Over the next few months, as we take inventory, clean house, and delve into our storage, we will be uploading thousands of additional items, gradually, on a near-daily basis. This will include the majority of the LPs, as well as many titles, in all formats, once thought long-gone. Many currently “sold out” items are likely to resurface.

Finally, once our general backstock is up (probably in the next two or three months) we’ll begin making our extensive stockpile of rarities available online for the first time: tons of random out-of-print titles, "deadstock," warehouse finds, secondhand collectibles, etc., accumulated over the past few decades.

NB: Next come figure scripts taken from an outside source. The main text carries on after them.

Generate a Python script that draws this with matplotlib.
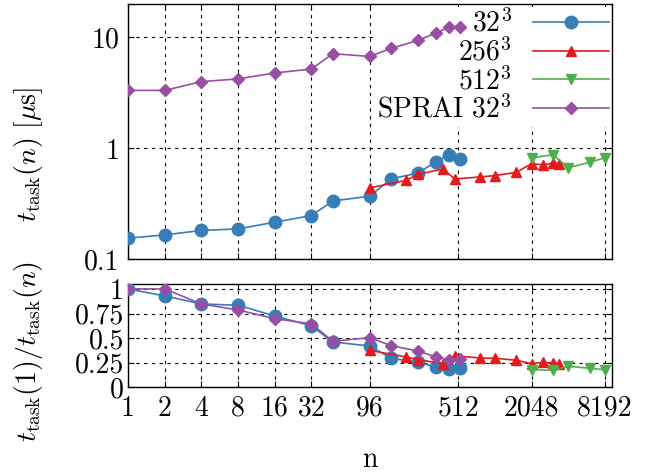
import matplotlib
matplotlib.use("Agg")
import matplotlib.pyplot as plt

plt.rcParams['font.family'] = ['cmr10', 'DejaVu Serif']
plt.rcParams['mathtext.fontset'] = 'cm'
plt.rcParams['axes.formatter.use_mathtext'] = True
plt.rcParams['axes.unicode_minus'] = False

# ---- data ----
n_32 = [1, 2, 4, 8, 16, 32, 48, 96, 144, 240, 336, 432, 528]
t_32 = [0.155, 0.166, 0.182, 0.188, 0.216, 0.248, 0.336, 0.37, 0.53, 0.60, 0.759, 0.873, 0.803]
r_32 = [1.0, 0.929, 0.847, 0.834, 0.725, 0.624, 0.461, 0.42, 0.295, 0.254, 0.206, 0.186, 0.2]

n_256 = [96, 192, 240, 384, 480, 768, 1024, 1536, 2048, 2560, 3072, 3456]
t_256 = [0.44, 0.515, 0.583, 0.652, 0.53, 0.552, 0.568, 0.608, 0.728, 0.709, 0.739, 0.718]
r_256 = [0.376, 0.308, 0.281, 0.24, 0.321, 0.298, 0.295, 0.275, 0.24, 0.254, 0.247, 0.24]

n_512 = [2048, 3072, 4096, 6144, 8192]
t_512 = [0.824, 0.873, 0.67, 0.748, 0.824]
r_512 = [0.179, 0.173, 0.214, 0.193, 0.179]

n_sprai = [1, 2, 4, 8, 16, 32, 48, 96, 144, 240, 336, 432, 528]
t_sprai = [3.33, 3.33, 3.99, 4.23, 4.78, 5.19, 7.13, 6.74, 7.96, 9.4, 10.96, 12.4, 12.4]
r_sprai = [1.0, 1.0, 0.847, 0.786, 0.698, 0.644, 0.468, 0.505, 0.423, 0.369, 0.308, 0.281, 0.288]

labels = [r'$32^3$', r'$256^3$', r'$512^3$', r'SPRAI $32^3$']
colors = ['#377eb8', '#e41a1c', '#4daf4a', '#984ea3']
markers = ['o', '^', 'v', 'D']
msizes = [9, 7.5, 7.5, 6]

xticks = [1, 2, 4, 8, 16, 32, 96, 512, 2048, 8192]
xticklabels = ['1', '2', '4', '8', '16', '32', '96', '512', '2048', '8192']
yticks_top = [0.1, 1, 10]
yticklabels_top = ['0.1', '1', '10']
yticks_bot = [0, 0.25, 0.5, 0.75, 1]
yticklabels_bot = ['0', '0.25', '0.5', '0.75', '1']

W, H = 657, 475
fig = plt.figure(figsize=(W / 100, H / 100), dpi=100)
L, R = 128 / W, 611.7 / W
ax1 = fig.add_axes([L, 1 - 259.3 / H, R - L, (259.3 - 4) / H])
ax2 = fig.add_axes([L, 1 - 387.3 / H, R - L, (387.3 - 284) / H])

xs = [n_32, n_256, n_512, n_sprai]
ts = [t_32, t_256, t_512, t_sprai]
rs = [r_32, r_256, r_512, r_sprai]

fs = 20
for x, t, r, lab, c, m, ms in zip(xs, ts, rs, labels, colors, markers, msizes):
    ax1.plot(x, t, color=c, marker=m, ms=ms, lw=1.2, label=lab, zorder=3)
    ax2.plot(x, r, color=c, marker=m, ms=ms, lw=1.2, zorder=3)

for ax in (ax1, ax2):
    ax.set_xscale('log', base=2)
    ax.set_xlim(1, 9300)
    ax.set_xticks(xticks)
    ax.minorticks_off()
    ax.grid(True, color='black', linestyle=(0, (3, 4)), linewidth=0.8)
    ax.set_axisbelow(True)
    ax.tick_params(direction='in', top=True, right=True, length=4, width=0.8,
                   labelsize=fs, pad=6)
    for s in ax.spines.values():
        s.set_linewidth(1.0)

ax1.set_yscale('log')
ax1.set_ylim(0.1, 20)
ax1.set_yticks(yticks_top)
ax1.set_yticklabels(yticklabels_top)
ax1.minorticks_off()
ax1.set_xticklabels([])

ax2.set_ylim(0, 1.05)
ax2.set_yticks(yticks_bot)
ax2.set_yticklabels(yticklabels_bot)
ax2.set_xticklabels(xticklabels)
ax2.tick_params(axis='y', pad=3)

ax1.set_ylabel(r'$t_{\rm task}(n)\ [\mu{\rm s}]$', fontsize=fs)
ax1.yaxis.set_label_coords(-0.172, 0.41)
ax2.set_ylabel(r'$t_{\rm task}(1)/t_{\rm task}(n)$', fontsize=fs)
ax2.yaxis.set_label_coords(-0.172, 0.35)
ax2.set_xlabel('n', fontsize=fs)
ax2.xaxis.set_label_coords(0.5, -0.57)

leg = ax1.legend(loc='upper right', bbox_to_anchor=(1.0, 0.99), markerfirst=False,
                 fontsize=fs, frameon=True, fancybox=False, framealpha=1,
                 edgecolor='none', facecolor='white', borderaxespad=0.0,
                 borderpad=0.1, labelspacing=0.0, handlelength=2.75,
                 handletextpad=0.75)
leg.set_zorder(2)

fig.savefig('out.png', dpi=100)
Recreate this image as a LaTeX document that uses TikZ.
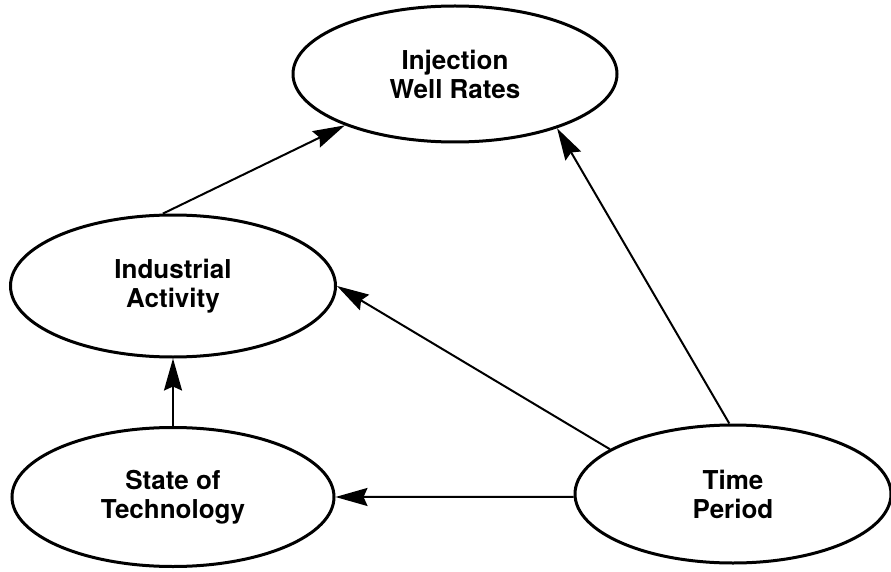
\documentclass[tikz,border=0pt]{standalone}
\usepackage{fontspec}
\setmainfont{TeX Gyre Heros}
\usetikzlibrary{shapes.geometric,arrows.meta}
\begin{document}
\begin{tikzpicture}[x=1pt,y=-1pt,
  factor/.style={ellipse,draw,line width=3pt,inner sep=0pt,align=center,
    font=\fontsize{26}{29}\selectfont\bfseries},
  link/.style={line width=2pt,-{Stealth[length=32pt,width=18pt,inset=4pt]}}]
  \useasboundingbox (0,0) rectangle (891,572);
  \node[factor,minimum width=324pt,minimum height=136pt] (inj) at (455,74) {Injection\\Well Rates};
  \node[factor,minimum width=325pt,minimum height=142pt] (ind) at (173,286) {Industrial\\Activity};
  \node[factor,minimum width=322pt,minimum height=139pt] (tech) at (173,497) {State of\\Technology};
  \node[factor,minimum width=316pt,minimum height=138pt] (time) at (733,494) {Time\\Period};
  % causal links
  \draw[link] (ind.98) -- (inj.205);
  \draw[link] (time.93) -- (inj.332);
  \draw[link] (time.160) -- (ind.0);
  \draw[link] (time.181) -- (tech.0);
  \draw[link] (tech.north) -- (ind.south);
\end{tikzpicture}
\end{document}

Frequent/returning customers will be getting early access to these items. Details to follow on how this will work (a priority mailing list? a 'frequent flyer'-like program?), but it will not be based on dollars spent. We want to reward those who consistently support us, especially in the discogs marketplace era (to those who show up trying to poach five copies of a one-off rarity, and nothing else, ever… ¯\_(ツ)_/¯ ).

So—we suggest you take some time to dig through the site—even we’ve been surprised by what’s been turning up, and there’s much more to come.